=== EXERCISE DESCRIPTION ===
Return the whole listing, line for line, without the pictures in it.
►
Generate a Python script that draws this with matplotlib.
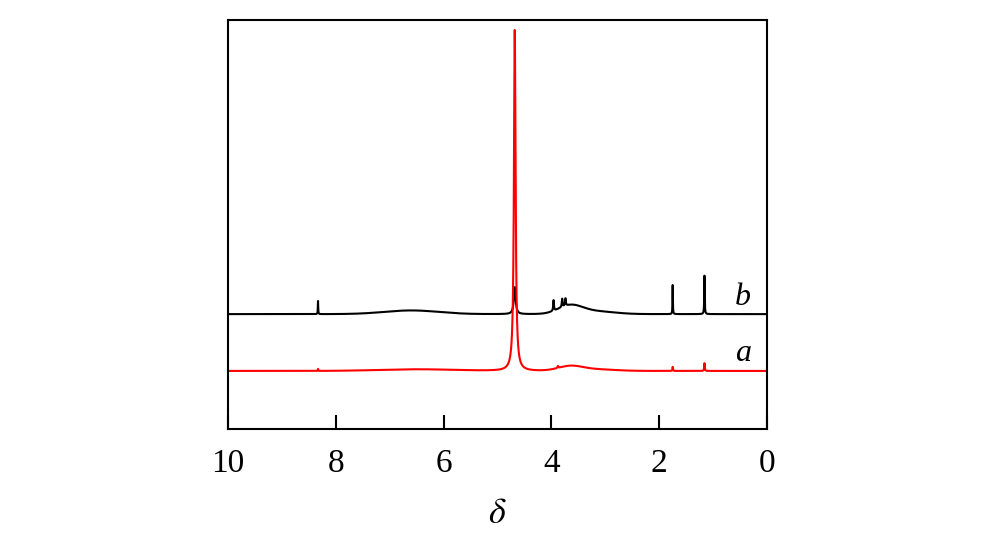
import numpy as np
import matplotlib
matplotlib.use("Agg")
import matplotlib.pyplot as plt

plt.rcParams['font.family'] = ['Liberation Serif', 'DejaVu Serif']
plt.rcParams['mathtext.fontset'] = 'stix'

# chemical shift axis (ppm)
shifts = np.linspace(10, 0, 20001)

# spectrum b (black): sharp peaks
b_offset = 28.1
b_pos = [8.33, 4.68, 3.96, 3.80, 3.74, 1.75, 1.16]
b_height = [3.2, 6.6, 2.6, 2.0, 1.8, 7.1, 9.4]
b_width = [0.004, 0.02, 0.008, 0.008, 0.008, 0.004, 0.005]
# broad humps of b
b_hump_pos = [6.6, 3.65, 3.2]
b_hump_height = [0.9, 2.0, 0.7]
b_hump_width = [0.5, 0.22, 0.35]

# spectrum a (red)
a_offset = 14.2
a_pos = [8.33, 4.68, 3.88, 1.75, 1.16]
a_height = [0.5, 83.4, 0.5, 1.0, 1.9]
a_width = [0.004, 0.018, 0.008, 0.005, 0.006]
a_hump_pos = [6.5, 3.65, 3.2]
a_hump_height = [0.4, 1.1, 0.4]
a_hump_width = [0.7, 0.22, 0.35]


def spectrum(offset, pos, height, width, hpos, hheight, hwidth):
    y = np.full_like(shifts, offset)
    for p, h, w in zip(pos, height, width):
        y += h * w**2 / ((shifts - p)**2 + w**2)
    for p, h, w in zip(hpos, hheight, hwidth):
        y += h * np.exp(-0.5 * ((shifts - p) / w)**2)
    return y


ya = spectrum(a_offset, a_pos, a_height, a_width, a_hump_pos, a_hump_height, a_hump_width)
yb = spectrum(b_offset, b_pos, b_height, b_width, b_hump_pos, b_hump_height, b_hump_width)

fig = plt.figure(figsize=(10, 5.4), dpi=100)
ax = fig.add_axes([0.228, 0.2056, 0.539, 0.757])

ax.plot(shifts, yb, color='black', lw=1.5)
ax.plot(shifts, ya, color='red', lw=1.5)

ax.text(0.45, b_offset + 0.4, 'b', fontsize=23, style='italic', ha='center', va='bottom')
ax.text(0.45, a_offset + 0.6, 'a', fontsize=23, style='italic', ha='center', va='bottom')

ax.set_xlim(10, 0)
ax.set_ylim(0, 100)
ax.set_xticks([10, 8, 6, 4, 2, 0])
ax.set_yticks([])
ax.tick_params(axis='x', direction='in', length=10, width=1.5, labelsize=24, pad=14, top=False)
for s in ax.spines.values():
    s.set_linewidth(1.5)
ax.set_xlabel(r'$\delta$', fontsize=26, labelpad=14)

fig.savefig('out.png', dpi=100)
◄
=== CORRECT OUTPUT ===
Generate a Python script that draws this with matplotlib.
import numpy as np
import matplotlib
matplotlib.use("Agg")
import matplotlib.pyplot as plt

plt.rcParams['font.family'] = ['Liberation Serif', 'DejaVu Serif']
plt.rcParams['mathtext.fontset'] = 'stix'

# chemical shift axis (ppm)
shifts = np.linspace(10, 0, 20001)

# spectrum b (black): sharp peaks
b_offset = 28.1
b_pos = [8.33, 4.68, 3.96, 3.80, 3.74, 1.75, 1.16]
b_height = [3.2, 6.6, 2.6, 2.0, 1.8, 7.1, 9.4]
b_width = [0.004, 0.02, 0.008, 0.008, 0.008, 0.004, 0.005]
# broad humps of b
b_hump_pos = [6.6, 3.65, 3.2]
b_hump_height = [0.9, 2.0, 0.7]
b_hump_width = [0.5, 0.22, 0.35]

# spectrum a (red)
a_offset = 14.2
a_pos = [8.33, 4.68, 3.88, 1.75, 1.16]
a_height = [0.5, 83.4, 0.5, 1.0, 1.9]
a_width = [0.004, 0.018, 0.008, 0.005, 0.006]
a_hump_pos = [6.5, 3.65, 3.2]
a_hump_height = [0.4, 1.1, 0.4]
a_hump_width = [0.7, 0.22, 0.35]


def spectrum(offset, pos, height, width, hpos, hheight, hwidth):
    y = np.full_like(shifts, offset)
    for p, h, w in zip(pos, height, width):
        y += h * w**2 / ((shifts - p)**2 + w**2)
    for p, h, w in zip(hpos, hheight, hwidth):
        y += h * np.exp(-0.5 * ((shifts - p) / w)**2)
    return y


ya = spectrum(a_offset, a_pos, a_height, a_width, a_hump_pos, a_hump_height, a_hump_width)
yb = spectrum(b_offset, b_pos, b_height, b_width, b_hump_pos, b_hump_height, b_hump_width)

fig = plt.figure(figsize=(10, 5.4), dpi=100)
ax = fig.add_axes([0.228, 0.2056, 0.539, 0.757])

ax.plot(shifts, yb, color='black', lw=1.5)
ax.plot(shifts, ya, color='red', lw=1.5)

ax.text(0.45, b_offset + 0.4, 'b', fontsize=23, style='italic', ha='center', va='bottom')
ax.text(0.45, a_offset + 0.6, 'a', fontsize=23, style='italic', ha='center', va='bottom')

ax.set_xlim(10, 0)
ax.set_ylim(0, 100)
ax.set_xticks([10, 8, 6, 4, 2, 0])
ax.set_yticks([])
ax.tick_params(axis='x', direction='in', length=10, width=1.5, labelsize=24, pad=14, top=False)
for s in ax.spines.values():
    s.set_linewidth(1.5)
ax.set_xlabel(r'$\delta$', fontsize=26, labelpad=14)

fig.savefig('out.png', dpi=100)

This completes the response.